However, the story neglects to mention veterinary science. Speakers at an international veterinary conference in Vancouver recently noted that 60 per cent of human pathogens are of animal origin, 75 per cent of emerging animal diseases can be transmitted to humans, and 80 per cent of bioterrorism agents are pathogens of animal origin. A meeting of health experts in 2004 resulted in the “Manhattan Principles” and recommendations for a holistic approach to preventing epidemic and epizootic disease. Ecosystem integrity is necessary for the health of humans, domesticated animals, and foundational biodiversity. The convergence of human, domestic animal and wildlife health (due to globalization and human encroachment into wilderness areas) is evident in recent outbreaks of West Nile Virus, Ebola haemorrhagic fever, SARS, mad cow disease, and avian influenza.

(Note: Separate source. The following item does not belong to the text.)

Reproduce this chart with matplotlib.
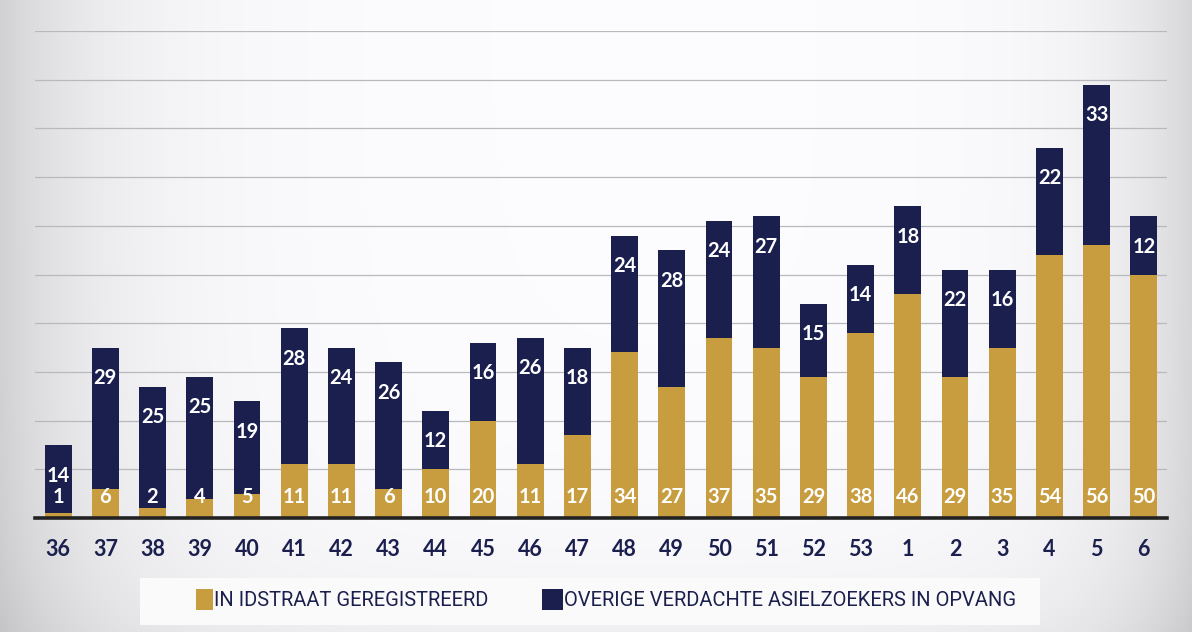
import numpy as np
import matplotlib
matplotlib.use("Agg")
import matplotlib.pyplot as plt
from matplotlib.patches import Rectangle

weeks = ["36", "37", "38", "39", "40", "41", "42", "43", "44", "45", "46", "47",
         "48", "49", "50", "51", "52", "53", "1", "2", "3", "4", "5", "6"]
registered = [1, 6, 2, 4, 5, 11, 11, 6, 10, 20, 11, 17,
              34, 27, 37, 35, 29, 38, 46, 29, 35, 54, 56, 50]
other = [14, 29, 25, 25, 19, 28, 24, 26, 12, 16, 26, 18,
         24, 28, 24, 27, 15, 14, 18, 22, 16, 22, 33, 12]
legend_labels = ["IN IDSTRAAT GEREGISTREERD", "OVERIGE VERDACHTE ASIELZOEKERS IN OPVANG"]

NAVY = "#1b1f4e"
GOLD = "#c79d3f"
FONT = ["Lato", "DejaVu Sans"]
NARROW = ["Liberation Sans Narrow", "Roboto", "DejaVu Sans"]

W, H = 1192, 632
fig = plt.figure(figsize=(W / 100, H / 100), dpi=100)

# background gradient
bg = fig.add_axes([0, 0, 1, 1], zorder=-10)
xx = np.linspace(0, 1, 600)
yy = np.linspace(0, 1, 320)
X, Y = np.meshgrid(xx, yy)
shade = (0.17 * np.exp(-X / 0.09) + 0.15 * np.exp(-(1 - X) / 0.07)
         + 0.05 * np.exp(-Y / 0.12))
img = np.clip(1 - shade, 0, 1)
rgb = np.dstack([img * 0.99, img * 0.99, img])
bg.imshow(rgb, extent=[0, 1, 0, 1], aspect="auto", origin="lower")
bg.axis("off")

ax = fig.add_axes([35 / W, 1 - 518 / H, (1167 - 35) / W, (518 - 31) / H])
ax.set_facecolor("none")
x = np.arange(len(weeks))
bw = 0.57
ax.bar(x, registered, bw, color=GOLD, zorder=3)
ax.bar(x, other, bw, bottom=registered, color=NAVY, zorder=3)

ax.set_xlim(-0.49, len(weeks) - 0.51)
ax.set_ylim(0, 100)
ax.set_yticks(np.arange(10, 101, 10))
ax.yaxis.grid(True, color="#b8b9bd", lw=0.9, zorder=1)
ax.tick_params(axis="y", length=0, labelleft=False)
for s in ["top", "right", "left"]:
    ax.spines[s].set_visible(False)
ax.spines["bottom"].set_color("#222222")
ax.spines["bottom"].set_linewidth(2.6)
ax.spines["bottom"].set_zorder(5)
ax.set_xticks(x)
ax.set_xticklabels(weeks, fontsize=15.5, fontweight="bold", color=NAVY, family=FONT)
ax.tick_params(axis="x", length=0, pad=15)

for i in range(len(weeks)):
    ax.annotate(str(registered[i]), (x[i], 0), xytext=(0, 15), textcoords="offset points",
                ha="center", va="center", color="white", fontsize=14.5,
                fontweight="bold", family=FONT, zorder=6)
    top = registered[i] + other[i]
    ax.annotate(str(other[i]), (x[i], top), xytext=(0, -22), textcoords="offset points",
                ha="center", va="center", color="white", fontsize=14.5,
                fontweight="bold", family=FONT, zorder=6)

# legend box
fig.patches.append(Rectangle((140 / W, 1 - 625 / H), 900 / W, 47 / H,
                             transform=fig.transFigure, facecolor="#fafafa",
                             edgecolor="none", zorder=-5))
fig.patches.append(Rectangle((196 / W, 1 - 610 / H), 17 / W, 21 / H,
                             transform=fig.transFigure, facecolor=GOLD, edgecolor="none"))
fig.patches.append(Rectangle((542 / W, 1 - 610 / H), 21 / W, 21 / H,
                             transform=fig.transFigure, facecolor=NAVY, edgecolor="none"))
fig.text(214 / W, 1 - 600 / H, legend_labels[0], ha="left", va="center",
         fontsize=14.5, color=NAVY, family=NARROW)
fig.text(564 / W, 1 - 600 / H, legend_labels[1], ha="left", va="center",
         fontsize=14.5, color=NAVY, family=NARROW)

fig.savefig("out.png", dpi=100)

Presumably affiliations with the Dalla Lana School of Public Health include veterinary experts in fields such as epidemiology, ecosystem health and public health.
Murray Flock
BSc 1975 New
Vernon B.C.
Recent concern regarding the Influenza A H1N1 virus reinforces the importance of a ‘One World One Health’ public health approach. All species can benefit from the integration of human and veterinary medicine.
Please republish this excellent article, including the comments. Its time has come around again. It will help speed up the system response to building public health care after Covid-19.